Charts and diagrams as code
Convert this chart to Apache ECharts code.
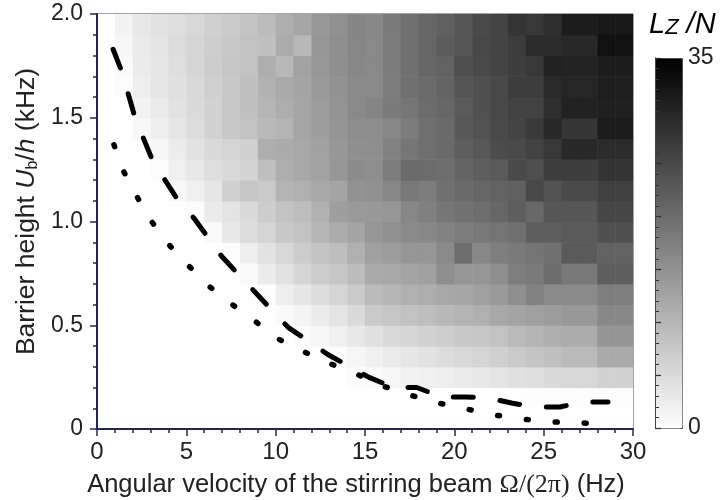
<!DOCTYPE html>
<html><head><meta charset="utf-8">
<script src="https://cdn.jsdelivr.net/npm/echarts@6/dist/echarts.min.js"></script>
<style>html,body{margin:0;padding:0;background:#fff}#c{width:720px;height:500px}</style>
</head><body><div id="c"></div>
<script>
// Bin edges
const omegaEdges = [0,1,2,3,4,5,6,7,8,9,10,11,12,13,14,15,16,17,18,19,20,21,22,23,24,25,26,27,28,29,30];
const barrierEdges = [0,0.1,0.2,0.3,0.4,0.5,0.6,0.7,0.8,0.9,1.0,1.1,1.2,1.3,1.4,1.5,1.6,1.7,1.8,1.9,2.0];
// Lz/N per row (row lower edge in kHz), columns = omega bins 0..29 Hz
const lz_190 = [0.1,1.8,3.2,4.0,4.5,5.4,6.5,7.3,7.9,9.2,11.1,12.2,14.1,15.2,16.7,16.3,18.3,19.6,21.0,21.8,23.4,24.8,25.7,27.7,27.3,28.7,31.2,31.2,31.7,31.7];
const lz_180 = [0,1.2,2.9,3.7,4.8,5.6,6.7,7.5,8.4,8.6,11.4,9.7,14.4,15.5,16.6,16.2,18.1,19.6,21.0,22.4,23.2,25.1,25.7,26.8,29.0,29.0,29.5,29.5,32.7,32.7];
const lz_170 = [0,0.7,2.6,3.4,4.5,5.6,6.9,7.8,8.4,11.1,9.7,12.8,14.1,15.5,16.5,16.2,18.1,19.6,21.0,21.5,24.3,24.8,25.7,26.5,27.3,30.3,30.1,30.1,31.2,31.2];
const lz_160 = [0,0.4,2.3,3.4,4.3,5.4,6.6,7.5,8.6,10.6,11.7,12.5,13.9,15.0,16.0,16.0,18.0,19.6,20.3,21.3,23.5,24.0,25.1,26.8,26.8,29.2,29.8,29.8,30.9,30.9];
const lz_150 = [0,0,1.8,2.9,4.0,5.1,6.2,7.5,8.6,10.1,11.3,12.4,13.5,14.8,16.1,16.7,18.3,18.8,20.2,21.0,22.6,24.0,25.1,25.9,25.9,28.7,30.3,30.3,30.6,30.6];
const lz_140 = [0,0,1.0,2.3,3.4,4.8,6.2,7.5,8.4,9.6,10.3,12.4,13.3,14.6,15.6,15.6,16.5,18.1,19.6,20.5,22.9,23.7,24.8,25.7,27.0,29.5,27.6,27.6,31.2,31.2];
const lz_130 = [0,0,0,1.2,2.6,4.0,5.1,5.9,6.5,11.1,11.5,12.0,12.9,14.3,15.4,15.5,17.3,18.8,19.8,20.5,22.1,22.9,24.6,24.8,25.9,27.3,29.5,29.5,29.0,29.0];
const lz_120 = [0,0,0,0.4,2.1,3.2,4.5,5.1,6.0,8.8,11.1,11.9,12.8,14.4,15.8,15.5,18.0,20.3,20.2,19.9,21.3,22.1,22.6,24.8,24.3,26.5,26.5,26.5,28.0,28.0];
const lz_110 = [0,0,0,0,1.0,2.1,3.4,6.5,7.8,7.3,10.3,10.8,11.9,12.5,15.0,15.3,16.6,18.5,17.9,19.6,20.5,21.0,21.5,21.8,25.1,23.7,24.8,24.8,26.2,26.2];
const lz_100 = [0,0,0,0,0,0.4,2.7,3.7,5.1,6.8,8.3,9.1,10.7,13.3,13.9,14.0,14.3,16.5,17.5,18.8,19.4,19.9,21.0,22.1,20.7,23.2,23.2,23.2,25.4,25.4];
const lz_090 = [0,0,0,0,0,0,0.7,3.2,4.8,5.9,7.5,8.4,10.0,11.4,12.5,14.4,15.2,16.1,16.3,17.2,18.0,18.5,19.1,19.6,22.1,22.1,22.6,22.6,24.0,24.0];
const lz_080 = [0,0,0,0,0,0,0,0.4,2.3,4.0,5.4,7.0,8.1,8.9,10.8,13.0,13.6,14.4,14.4,16.1,19.9,16.3,17.7,18.3,19.1,19.6,22.6,22.6,21.5,21.5];
const lz_070 = [0,0,0,0,0,0,0,0,0.7,2.6,4.0,5.6,7.0,7.8,9.2,11.7,11.9,12.5,13.0,15.5,14.4,14.4,15.5,17.7,18.3,20.2,18.5,18.5,22.1,22.1];
const lz_060 = [0,0,0,0,0,0,0,0,0,0.4,2.3,3.4,4.8,5.9,7.3,9.3,10.0,10.8,11.2,11.9,12.2,13.0,13.9,15.5,17.2,16.1,16.1,16.1,17.7,17.7];
const lz_050 = [0,0,0,0,0,0,0,0,0,0,0.7,1.5,2.6,3.7,5.1,7.3,7.8,8.4,8.9,9.7,10.3,10.8,11.9,12.5,13.0,13.6,14.1,14.1,16.3,16.3];
const lz_040 = [0,0,0,0,0,0,0,0,0,0,0,0.4,1.2,2.1,3.2,4.3,5.1,5.6,6.2,6.7,7.5,7.8,8.4,9.5,10.3,11.1,11.4,11.4,14.5,14.5];
const lz_030 = [0,0,0,0,0,0,0,0,0,0,0,0,0,0.4,1.2,2.1,2.9,3.4,4.0,4.8,5.4,5.9,6.5,7.3,8.1,8.6,9.5,9.5,11.7,11.7];
const lz_020 = [0,0,0,0,0,0,0,0,0,0,0,0,0,0,0.4,0.7,1.2,1.8,2.1,2.3,2.7,3.2,3.7,4.3,4.5,5.1,5.4,5.4,6.2,6.2];
const lz_010 = [0,0,0,0,0,0,0,0,0,0,0,0,0,0,0,0,0,0,0.2,0.2,0.2,0.2,0.2,0.2,0.3,0.4,0.4,0.4,0.4,0.4];
const lz_000 = [0,0,0,0,0,0,0,0,0,0,0,0,0,0,0,0,0,0,0,0,0,0,0,0,0,0,0,0,0,0];
// rows ordered from bottom (0-0.1 kHz) to top (1.9-2.0 kHz)
const lzRows = [lz_000,lz_010,lz_020,lz_030,lz_040,lz_050,lz_060,lz_070,lz_080,lz_090,lz_100,lz_110,lz_120,lz_130,lz_140,lz_150,lz_160,lz_170,lz_180,lz_190];
// Boundary curves [omega (Hz), Ub/h (kHz)]
const dashCurve = [[0.9,1.83],[1.4,1.72],[2.13,1.50],[3.13,1.29],[4.48,1.11],[5.48,1.01],[7.0,0.83],[8.84,0.66],[10.7,0.49],[12.9,0.36],[15.2,0.25],[16.6,0.20],[17.9,0.20],[19.3,0.154],[20.6,0.154],[21.9,0.15],[23.2,0.125],[24.5,0.106],[25.9,0.106],[27.2,0.13],[28.6,0.13]];
const dotCurve = [[0.95,1.37],[1.5,1.24],[2.24,1.12],[2.97,1.01],[3.9,0.90],[4.98,0.80],[6.1,0.70],[7.4,0.61],[8.7,0.53],[10.0,0.44],[11.4,0.38],[12.9,0.32],[14.4,0.27],[15.9,0.21],[17.5,0.164],[19.1,0.125],[20.7,0.096],[22.3,0.067],[23.8,0.048],[25.5,0.034],[27.1,0.029],[28.6,0.024]];
const colorbarMin = 0, colorbarMax = 35;

const cells = [];
lzRows.forEach((row, k) => {
  row.forEach((v, c) => {
    cells.push([omegaEdges[c], omegaEdges[c+1], barrierEdges[k], barrierEdges[k+1], v]);
  });
});

const FONT = "'Liberation Sans', Arial, sans-serif";
const SERIF = "'Liberation Serif', 'Times New Roman', serif";
const AX = '#24245a';
const chart = echarts.init(document.getElementById('c'));
chart.setOption({
  animation: false,
  backgroundColor: '#fff',
  title: {
    left: 649, top: 1, padding: 0,
    text: '{i|L}{s|Z}{i| /N}',
    textStyle: {
      fontWeight: 'normal',
      rich: {
        i: {fontFamily: FONT, fontStyle: 'italic', fontWeight: 'normal', fontSize: 29, color: '#000', lineHeight: 38, verticalAlign: 'bottom'},
        s: {fontFamily: FONT, fontStyle: 'italic', fontWeight: 'normal', fontSize: 22, color: '#000', lineHeight: 30, verticalAlign: 'bottom'}
      }
    }
  },
  grid: [
    {left: 97, top: 14, right: 87, bottom: 71, show: true, borderColor: '#444466', borderWidth: 1, backgroundColor: 'transparent', containLabel: false, outerBoundsMode: 'none'},
    {left: 655, top: 58, width: 27, height: 370, show: false, containLabel: false, outerBoundsMode: 'none'}
  ],
  xAxis: [
    {type: 'value', min: 0, max: 30, interval: 5, z: 10,
     name: '{t|Angular velocity of the stirring beam }{g|Ω/(2π)}{t| (Hz)}', nameLocation: 'middle', nameGap: 43,
     nameTextStyle: {padding: [0, 18, 0, 0], rich: {
       t: {fontFamily: FONT, fontSize: 25.5, color: '#222'},
       g: {fontFamily: SERIF, fontSize: 26, color: '#222'}
     }},
     axisLine: {show: true, onZero: false, lineStyle: {color: AX, width: 2}},
     axisTick: {show: true, length: 7, lineStyle: {color: AX, width: 1.5}},
     minorTick: {show: true, splitNumber: 5, length: 4, lineStyle: {color: AX, width: 1.5}},
     axisLabel: {fontFamily: FONT, fontSize: 24, color: '#222', margin: 11},
     splitLine: {show: false}},
    {type: 'value', gridIndex: 1, show: false, min: 0, max: 1}
  ],
  yAxis: [
    {type: 'value', min: 0, max: 2, interval: 0.5, z: 10,
     name: '{t|Barrier height }{i|U}{s|b}{t|/}{i|h}{t| (kHz)}', nameLocation: 'middle', nameGap: 52,
     nameTextStyle: {padding: [0, 0, 0, 20], rich: {
       t: {fontFamily: FONT, fontSize: 26.5, color: '#222', lineHeight: 34, verticalAlign: 'bottom'},
       i: {fontFamily: FONT, fontSize: 26.5, fontStyle: 'italic', color: '#222', lineHeight: 34, verticalAlign: 'bottom'},
       s: {fontFamily: FONT, fontSize: 16, color: '#222', lineHeight: 18, verticalAlign: 'bottom'}
     }},
     axisLine: {show: true, onZero: false, lineStyle: {color: AX, width: 2}},
     axisTick: {show: true, length: 7, lineStyle: {color: AX, width: 1.5}},
     minorTick: {show: true, splitNumber: 5, length: 4, lineStyle: {color: AX, width: 1.5}},
     axisLabel: {fontFamily: FONT, fontSize: 23, color: '#222', margin: 14,
       formatter: v => v === 0 ? '0' : v.toFixed(1)},
     splitLine: {show: false}},
    {type: 'value', gridIndex: 1, min: colorbarMin, max: colorbarMax, interval: 5, position: 'right', z: 10,
     axisLine: {show: true, lineStyle: {color: '#444', width: 1}},
     axisTick: {show: true, length: 6, lineStyle: {color: '#222', width: 1.2}},
     axisLabel: {fontFamily: FONT, fontSize: 23, color: '#222', margin: 6,
       formatter: v => (v === colorbarMin || v === colorbarMax) ? String(v) : ''},
     splitLine: {show: false}},
    {type: 'value', gridIndex: 1, min: colorbarMin, max: colorbarMax, interval: 1, position: 'left', z: 10,
     axisLine: {show: true, lineStyle: {color: '#444', width: 1}},
     axisTick: {show: true, inside: true, length: 4, lineStyle: {color: '#333', width: 1}},
     axisLabel: {show: false},
     splitLine: {show: false}}
  ],
  visualMap: {
    type: 'continuous', min: colorbarMin, max: colorbarMax, dimension: 4, seriesIndex: 0,
    orient: 'vertical', left: 655, top: 58, itemWidth: 27, itemHeight: 370,
    calculable: false, padding: 0, hoverLink: false,
    inRange: {color: ['#ffffff', '#000000']},
    borderColor: '#444', borderWidth: 1, z: 1
  },
  series: [
    {type: 'custom', xAxisIndex: 0, yAxisIndex: 0, clip: true, z: 1,
     encode: {x: [0, 1], y: [2, 3]},
     data: cells,
     renderItem: function (params, api) {
       const p0 = api.coord([api.value(0), api.value(3)]);
       const p1 = api.coord([api.value(1), api.value(2)]);
       return {type: 'rect', shape: {x: p0[0], y: p0[1], width: p1[0] - p0[0] + 0.6, height: p1[1] - p0[1] + 0.6},
               style: {fill: api.visual('color')}};
     }},
    {type: 'line', xAxisIndex: 0, yAxisIndex: 0, data: dashCurve, showSymbol: false, z: 5,
     lineStyle: {color: '#000', width: 5, type: [20, 27], cap: 'round'}},
    {type: 'line', xAxisIndex: 0, yAxisIndex: 0, data: dotCurve, showSymbol: false, z: 5,
     lineStyle: {color: '#000', width: 5.5, type: [2, 27], cap: 'round'}}
  ]
});
</script></body></html>
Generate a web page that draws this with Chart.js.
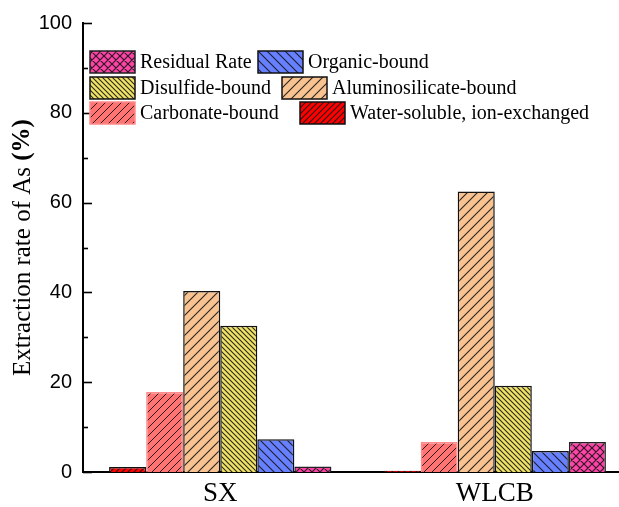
<!DOCTYPE html>
<html>
<head>
<meta charset="utf-8">
<script src="https://cdn.jsdelivr.net/npm/chart.js@4.4.1/dist/chart.umd.min.js"></script>
<style>
  html, body { margin: 0; padding: 0; overflow: hidden; background: #fff; }
  #wrap { width: 619px; height: 507px; overflow: hidden; }
  canvas { display: block; }
</style>
</head>
<body>
<div id="wrap"><canvas id="c" width="632" height="507"></canvas></div>
<script>
// Arsenic speciation: extraction rate (%) per fraction for two samples
const categories = ['SX', 'WLCB'];
const waterSoluble = [1.1, 0.3];
const carbonateBound = [17.8, 6.7];
const aluminosilicateBound = [40.3, 62.5];
const disulfideBound = [32.6, 19.2];
const organicBound = [7.3, 4.7];
const residualRate = [1.2, 6.7];
const yTicks = [0, 20, 40, 60, 80, 100];

const SERIF = "'Liberation Serif', 'Times New Roman', serif";
const SANS = "'Liberation Sans', Arial, sans-serif";

// Hatch fill built on a small repeating tile
function hatch(bg, size, dir, lw) {
  const c = document.createElement('canvas');
  c.width = c.height = size;
  const g = c.getContext('2d');
  g.fillStyle = bg;
  g.fillRect(0, 0, size, size);
  g.strokeStyle = 'rgba(20,20,20,0.9)';
  g.lineWidth = lw;
  g.beginPath();
  if (dir === '/' || dir === 'x') {
    g.moveTo(0, size); g.lineTo(size, 0);
    g.moveTo(-1, 1); g.lineTo(1, -1);
    g.moveTo(size - 1, size + 1); g.lineTo(size + 1, size - 1);
  }
  if (dir === '\\' || dir === 'x') {
    g.moveTo(0, 0); g.lineTo(size, size);
    g.moveTo(-1, size - 1); g.lineTo(1, size + 1);
    g.moveTo(size - 1, -1); g.lineTo(size + 1, 1);
  }
  g.stroke();
  return g.createPattern(c, 'repeat');
}

const series = [
  { label: 'Water-soluble, ion-exchanged', data: waterSoluble, fill: hatch('#ff0000', 6, '/', 1.1), border: '#111' },
  { label: 'Carbonate-bound', data: carbonateBound, fill: hatch('#ff7373', 8, '/', 1), border: '#ff8a8a' },
  { label: 'Aluminosilicate-bound', data: aluminosilicateBound, fill: hatch('#f8c291', 10, '/', 1.1), border: '#111' },
  { label: 'Disulfide-bound', data: disulfideBound, fill: hatch('#f0e264', 5, '\\', 1.1), border: '#111' },
  { label: 'Organic-bound', data: organicBound, fill: hatch('#6680ff', 9, '\\', 1.1), border: '#111' },
  { label: 'Residual Rate', data: residualRate, fill: hatch('#ff44a8', 8, 'x', 1.2), border: '#222' }
];

// Legend cells: [series index, box x, row y]
const legendCells = [
  [5, 90, 51], [4, 258, 51],
  [3, 90, 77], [2, 282, 77],
  [1, 90, 102], [0, 300, 102]
];

const extras = {
  id: 'extras',
  afterDraw(chart) {
    const ctx = chart.ctx;
    const y = chart.scales.y;
    const area = chart.chartArea;
    ctx.save();
    // inward tick marks on the value axis
    ctx.strokeStyle = '#000';
    ctx.lineWidth = 1.6;
    for (let v = 0; v <= 100; v += 10) {
      const py = Math.round(y.getPixelForValue(v)) + 0.5;
      const len = v % 20 === 0 ? 9 : 5;
      ctx.beginPath();
      ctx.moveTo(area.left, py);
      ctx.lineTo(area.left + len, py);
      ctx.stroke();
    }
    // axis title with bold unit
    ctx.translate(23, (area.top + area.bottom) / 2);
    ctx.rotate(-Math.PI / 2);
    ctx.textBaseline = 'middle';
    ctx.fillStyle = '#000';
    const t1 = 'Extraction rate of As ';
    const t2 = '(%)';
    ctx.font = '25px ' + SERIF;
    const w1 = ctx.measureText(t1).width;
    ctx.font = 'bold 25px ' + SERIF;
    const w2 = ctx.measureText(t2).width;
    const x0 = -(w1 + w2) / 2;
    ctx.font = '25px ' + SERIF;
    ctx.textAlign = 'left';
    ctx.fillText(t1, x0, 0);
    ctx.font = 'bold 25px ' + SERIF;
    ctx.fillText(t2, x0 + w1, 0);
    ctx.restore();

    // legend
    ctx.save();
    ctx.font = '20px ' + SERIF;
    ctx.textBaseline = 'middle';
    legendCells.forEach(([i, bx, by]) => {
      const s = series[i];
      ctx.fillStyle = s.fill;
      ctx.fillRect(bx, by, 45, 22);
      ctx.strokeStyle = s.border;
      ctx.lineWidth = 1.5;
      ctx.strokeRect(bx, by, 45, 22);
      ctx.fillStyle = '#000';
      ctx.fillText(s.label, bx + 50, by + 12);
    });
    ctx.restore();
  }
};

new Chart(document.getElementById('c'), {
  type: 'bar',
  data: {
    labels: categories,
    datasets: series.map(s => ({
      label: s.label,
      data: s.data,
      backgroundColor: s.fill,
      borderColor: s.border,
      borderWidth: 1.5,
      categoryPercentage: 0.81,
      barPercentage: 1
    }))
  },
  options: {
    responsive: false,
    animation: false,
    layout: { padding: { top: 23, right: 0, bottom: 0, left: 0 } },
    plugins: { legend: { display: false }, tooltip: { enabled: false } },
    scales: {
      x: {
        grid: { display: false, drawTicks: false },
        border: { display: true, color: '#000', width: 2 },
        ticks: { color: '#000', font: { family: SERIF, size: 27 }, padding: 6 },
        afterFit(s) { s.height = 35; }
      },
      y: {
        min: 0,
        max: 100,
        afterBuildTicks(s) { s.ticks = yTicks.map(v => ({ value: v })); },
        grid: { display: false, drawTicks: false },
        border: { display: true, color: '#000', width: 2 },
        ticks: { color: '#000', font: { family: SANS, size: 20 }, padding: 11 },
        afterFit(s) { s.width = 83; }
      }
    }
  },
  plugins: [extras]
});
</script>
</body>
</html>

▸ WHAT YOU HAVE TO DO:
Examine the records and pull out every line where the string "with" occurs.

▸ WORKED ANSWER:
Generate a web page that draws this with Chart.js.
    // axis title with bold unit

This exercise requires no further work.